SEVENTH – Improper provision for long trips by the tourist in not selecting a car best adapted to his needs, and in not providing the necessary supplies and provisions before starting.

"Threats of being shot; their way blocked; many times impeded by obstructions wilfully placed in their road; insulted and uncivilly treated in innumerable instances – these were occurrences of the trip that go to prove an unfriendliness towards the automobilist on the part of the traditionally kind-hearted farmer.

Hunting Automobilists

"In their tour in a 16hp Rambler, Mr. and Mrs. Miller had an opportunity of experiencing the conditions in Illinois, Indiana, Ohio, Pennsylvania, and New York. They found those of New York and Illinois the worst, as regards the unfriendly laws, bad roads, and uncivil treatment. Just as they were entering New York State, the automobilists accidentally turned into a side road. There they encountered a farmer with a shotgun who told them that if they did not immediately turn round and go back he would shoot, as they were traversing a private thoroughfare.
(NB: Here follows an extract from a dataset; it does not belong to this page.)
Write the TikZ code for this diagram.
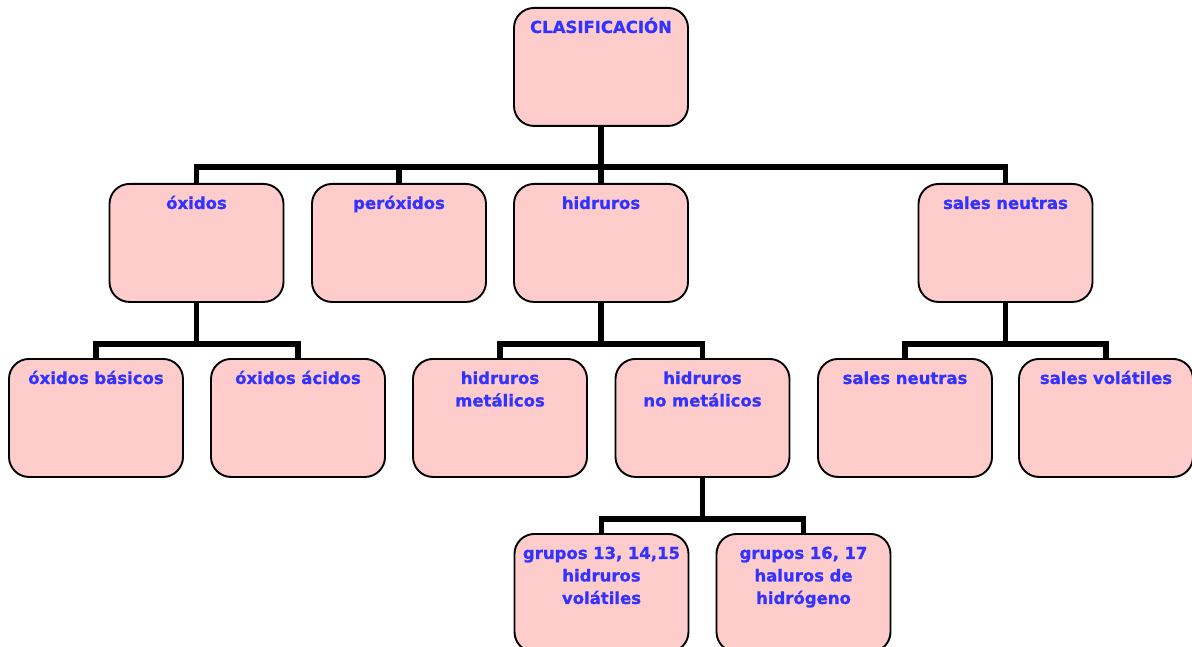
\documentclass[tikz,border=0pt]{standalone}
\usepackage{fontspec}
\setmainfont{DejaVu Sans}[BoldFeatures={FakeBold=1}]
\usepackage{tikz}
\usetikzlibrary{calc}
\definecolor{cajarosa}{HTML}{FFCCCC}
\definecolor{letraazul}{HTML}{3333FF}

\begin{document}
\begin{tikzpicture}[x=1pt,y=-1pt,
        caja/.style={draw=black, line width=1.9pt, fill=cajarosa, rounded corners=20pt,
            anchor=north, text width=170pt, align=center, inner xsep=2pt, inner ysep=0pt,
            text height=25pt, text depth=93pt, text=letraazul,
            font=\fontsize{16.5}{22.5}\selectfont\bfseries},
        rama/.style={line width=5.7pt}]

                                \useasboundingbox (0,0) rectangle (1192,647);

                                % nivel 1
                                \node[caja] (raiz) at (601,7) {CLASIFICACIÓN};
                                % nivel 2
                                \node[caja] (oxi) at (196.5,183) {óxidos};
                                \node[caja] (per) at (399,183) {peróxidos};
                                \node[caja] (hid) at (601,183) {hidruros};
                                \node[caja] (sal) at (1005.5,183) {sales neutras};
                                % nivel 3
                                \node[caja] (obas) at (96,358) {óxidos básicos};
                                \node[caja] (oaci) at (298,358) {óxidos ácidos};
                                \node[caja] (hmet) at (500,358) {hidruros\\metálicos};
                                \node[caja] (hnom) at (702.5,358) {hidruros\\no metálicos};
                                \node[caja] (sneu) at (905,358) {sales neutras};
                                \node[caja] (svol) at (1106,358) {sales volátiles};
                                % nivel 4
                                \node[caja] (g13) at (601.5,533) {grupos 13, 14,15\\hidruros\\volátiles};
                                \node[caja] (g16) at (803.5,533) {grupos 16, 17\\haluros de\\hidrógeno};

                                \foreach \hijo in {oxi,per,hid,sal}
                                    \draw[rama] (raiz.south) -- ++(0,40) -| (\hijo.north);
                                \foreach \padre/\hijo in {oxi/obas,oxi/oaci,hid/hmet,hid/hnom,sal/sneu,sal/svol,hnom/g13,hnom/g16}
                                    \draw[rama] (\padre.south) -- ++(0,41) -| (\hijo.north);
                            \end{tikzpicture}
\end{document}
The tourists obeyed.

"In Illinois the automobile was stoned by hoodlums near the Indiana state line, and a missile fell in the machine at Mrs. Millers feet. Along a seldom traveled road in Pennsylvania, news of the tourists' progress was telephoned ahead, and some farmer youths further on placed a mound of obstructions in the road, in the hope of halting the machine, possibly for the purpose of inspecting it more closely. Mr. Miller climbed over the obstructions with his machine, and from the underbrush a dozen heads bobbed up in bewilderment. The couple stopped for lunch at a farm house beyond. While they were dining, another hill of timbers and trees was thrown across the road, which forced the occupants to alight while Mr. Miller cleared the way. In passing through small towns, vile epithets were often hurled at the travelers when they chanced to pass drivers of horses, without recognition of the care manifested by Mr. Miller to prevent scaring the animals.

"Mrs. Miller said: "In many sections we traversed, the people seemed to look upon us as some horrid monsters whom all should hate. We could not get a civil response to our questions, and in one district in Pennsylvania the people began to sound the alarm of our coming as if the territory had been invaded by a real dragon or by outlaws. They gathered about the car, intercepted our progress by various methods, and really for a time we considered ourselves in peril."
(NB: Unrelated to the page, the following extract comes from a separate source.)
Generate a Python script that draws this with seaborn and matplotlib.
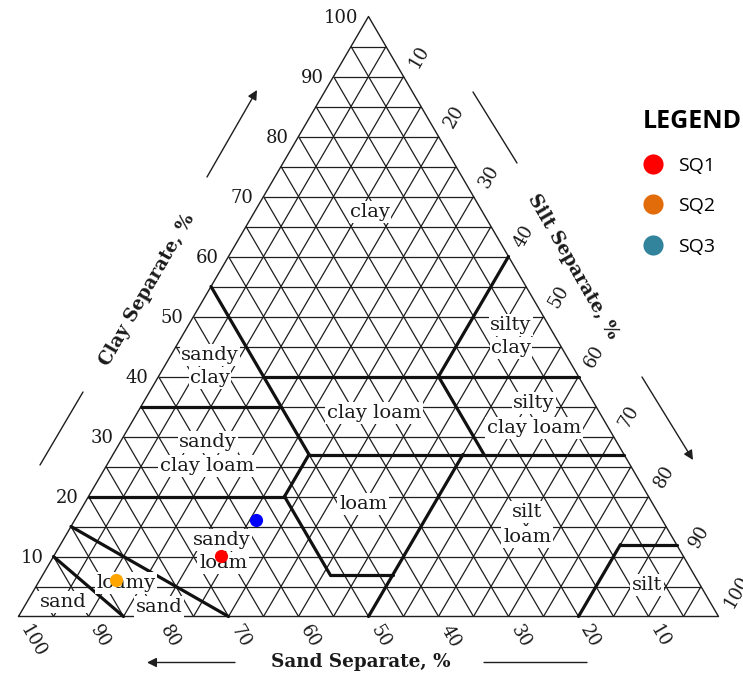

"Mr. Miller attributes the greater part of the unfriendly disposition of the people encountered, to the newspapers, but a large amount of it to the politicians. A judge's advice to shoot automobilists has gained wide circulation in many sections of the country traversed; and from this and other such inflammable printed and oral utterances, the pliable-minded ruralist has come to regard the automobilist as something inhuman or an outlaw. In some places along the route he was told that the farmers had organized to hunt with shotguns for automobilists.

Rope Blockades

"The next most serious hindrance enumerated by Mr. and Mrs. Miller is the unjust laws. They are as freakish as they are varied, and outside of Missouri, those of Illinois and New York probably lead the United States in point of capriciousness. In Illinois the speed limit is 15 miles an hour unless otherwise provided by local ordinance. Drivers must come to a full stop on request of persons driving horses. The maximum fine is $200 or three months imprisonment, or both. The provisions of local ordinances always require a lower speed, as they are such as to form a network of the queerest complications to be found in any civilized land.

"Some of the suburbs around Chicago, when they need money to build a new sidewalk, stretch a rope across a thoroughfare, and arrest every automobilist that passes through, regardless of the speed he is making, fining each an amount necessary to make up the required sum.
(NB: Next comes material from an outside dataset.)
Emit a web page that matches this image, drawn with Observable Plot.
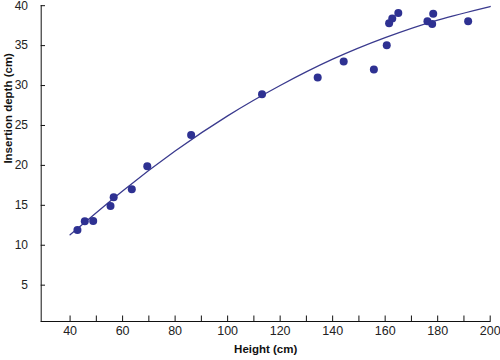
<!DOCTYPE html>
<html>
<head>
<meta charset="utf-8">
<script src="https://cdn.jsdelivr.net/npm/d3@7"></script>
<script src="https://cdn.jsdelivr.net/npm/@observablehq/plot@0.6"></script>
<style>
  html, body { margin: 0; padding: 0; background: #fff; }
  svg { display: block; }
</style>
</head>
<body>
<div id="chart"></div>
<script>
// Observed points
const heights = [42.8, 45.6, 48.8, 55.4, 56.6, 63.5, 69.4, 86.1, 113.1, 134.3, 144.2, 155.7, 160.6, 161.5, 162.7, 165.0, 176.1, 177.9, 178.3, 191.6];
const depths  = [11.9, 13.0, 13.05, 14.9, 16.0, 17.0, 19.9, 23.8, 28.9, 31.0, 33.0, 32.0, 35.05, 37.8, 38.4, 39.1, 38.05, 37.7, 39.0, 38.05];

// Fitted curve
const curveX = [40, 60, 80, 100, 120, 140, 160, 180, 200];
const curveY = [11.3, 16.8, 21.8, 26.2, 30.0, 33.3, 36.0, 38.2, 39.9];

const xTicks = [40, 50, 60, 70, 80, 90, 100, 110, 120, 130, 140, 150, 160, 170, 180, 190, 200];
const xLabels = [40, 60, 80, 100, 120, 140, 160, 180, 200];
const yTicks = [5, 10, 15, 20, 25, 30, 35, 40];

const points = heights.map((h, i) => ({h, d: depths[i]}));
const curve = curveX.map((x, i) => ({x, y: curveY[i]}));

const color = "#2e3192";
const font = "'Liberation Sans', Arial, Helvetica, sans-serif";

const chart = Plot.plot({
  width: 500,
  height: 360,
  marginLeft: 40.7,
  marginRight: 10.3,
  marginTop: 5.2,
  marginBottom: 39,
  style: {fontFamily: font, fontSize: "12px", color: "#222", background: "#fff"},
  x: {domain: [29, 200]},
  y: {domain: [0.45, 40]},
  marks: [
    Plot.frame({anchor: "left", stroke: "#111"}),
    Plot.frame({anchor: "bottom", stroke: "#111"}),
    Plot.axisX({ticks: xTicks, tickSize: -5.5, tickFormat: () => "", label: null, stroke: "#111"}),
    Plot.axisX({ticks: xLabels, tickSize: 0, tickPadding: 5, label: null, fill: "#222", fontSize: 12.5}),
    Plot.axisY({ticks: yTicks, tickSize: -4.3, tickPadding: 17.5, label: null, stroke: "#111", fill: "#222", fontSize: 12}),
    Plot.text(["Height (cm)"], {frameAnchor: "bottom", dy: 31, fontWeight: "bold", fontSize: 11.5, fill: "#111"}),
    Plot.text(["Insertion depth (cm)"], {frameAnchor: "left", dx: -33, rotate: -90, fontWeight: "bold", fontSize: 11.5, fill: "#111"}),
    Plot.line(curve, {x: "x", y: "y", curve: "natural", stroke: "#3a3a8e", strokeWidth: 1.3}),
    Plot.dot(points, {x: "h", y: "d", r: 4, fill: color, stroke: null})
  ]
});

document.getElementById("chart").appendChild(chart);
</script>
</body>
</html>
One Mile in Three Minutes Speed Limit

"In Pennsylvania, the rate of speed is limited to one mile in three minutes in the country districts, and eight miles and hour in the cities. Of course when a tourist is anxious to make any speed of consequence he is put to considerable inconvenience in a transcontinental trip by bumping into the different laws of the various States and counties and towns. In most of the States that have laws, the chauffeur is required to come to a stop when any person driving a team (of horses) holds up his hand. This would be a good law, probably, but for the mean advantage many persons take of it. Often a bumpkin will hold up his hand, require the car to stop, and then laugh as if he had performed a remarkably funny joke.

No Good Roads in America

"As to the roads it may be said that there are no good ones in America. This country scarcely knows the meaning of the word. That is an important reason as to why cross-country touring cannot be expected for a long time to attain the prominence here it has in Europe. Probably the best roads encountered on the trip were between Elkhart, Ind., and Wauseon, O. They are in many places unusual, being turnpiked, so that the center of the road is considerably higher than the sides. They are smoothly graded and covered with a coating of fine red gravel, making them almost equal to our city boulevards. The trip through the good roads of Ohio and Indiana was exceedingly enjoyable.

"Everywhere I found the automobile owners and automobile clubs actively engaged in movements for good roads. Did they but have the friendship and co-operation of the farmers and general public instead of their blind animosity, good roads and good streets would soon be universal in our country. At Columbus, O., the Automobile Club, a very influential body, recently passed resolutions condemning the city officers for the deplorable conditions of the streets. This condition, which is a great menace to automobilists, is due to the action of the street car companies and gas companies in cutting deep trenches in the streets and failing to fill them properly.

Gasoline Straining

"Mr. Miller relates many experiences of exorbitant prices charged for supplies en route. Prices for storing overnight were as high as $5 for a single night. The tourists emphasize the importance of straining gasoline through chamois skin or some other water-tight substance. On one occasion when Mr. Miller stopped at a small town for a supply of gasoline, the merchant was very indignant when asked that it be strained. He was surprised when half a teacup of water and sediment was taken out of five gallons of gasoline."


In a separate editorial from the same edition of the magazine under the heading of 'France's Liberal Auto Laws', the editor laments:

"France encourages automobiling in contradistinction to the American disposition to derogate its advantages. It is the liberal laws and the leniency in their enforcement which are responsible for the great popularity cross-country motoring has attained in that country which have placed France ahead of all other countries in the manufacture of automobiles and the promotion of motoring... The result of these laws has been the exhibition of rural and urban France to thousands of tourists from all countries, and the exportation of thousands of automobiles to every civilized land... It is, we believe, a false idea of political popularity to cater to the blind and ignorant prejudice that at present exists against the motor vehicle in America."

In the face of shotgun-wielding farmers, road blockades and swearing locals, it is no wonder then, that motorized recreational travel was slow to gain popularity in America at the start of the twentieth century. It would take another decade before the roads of America saw recreational travelers on any scale.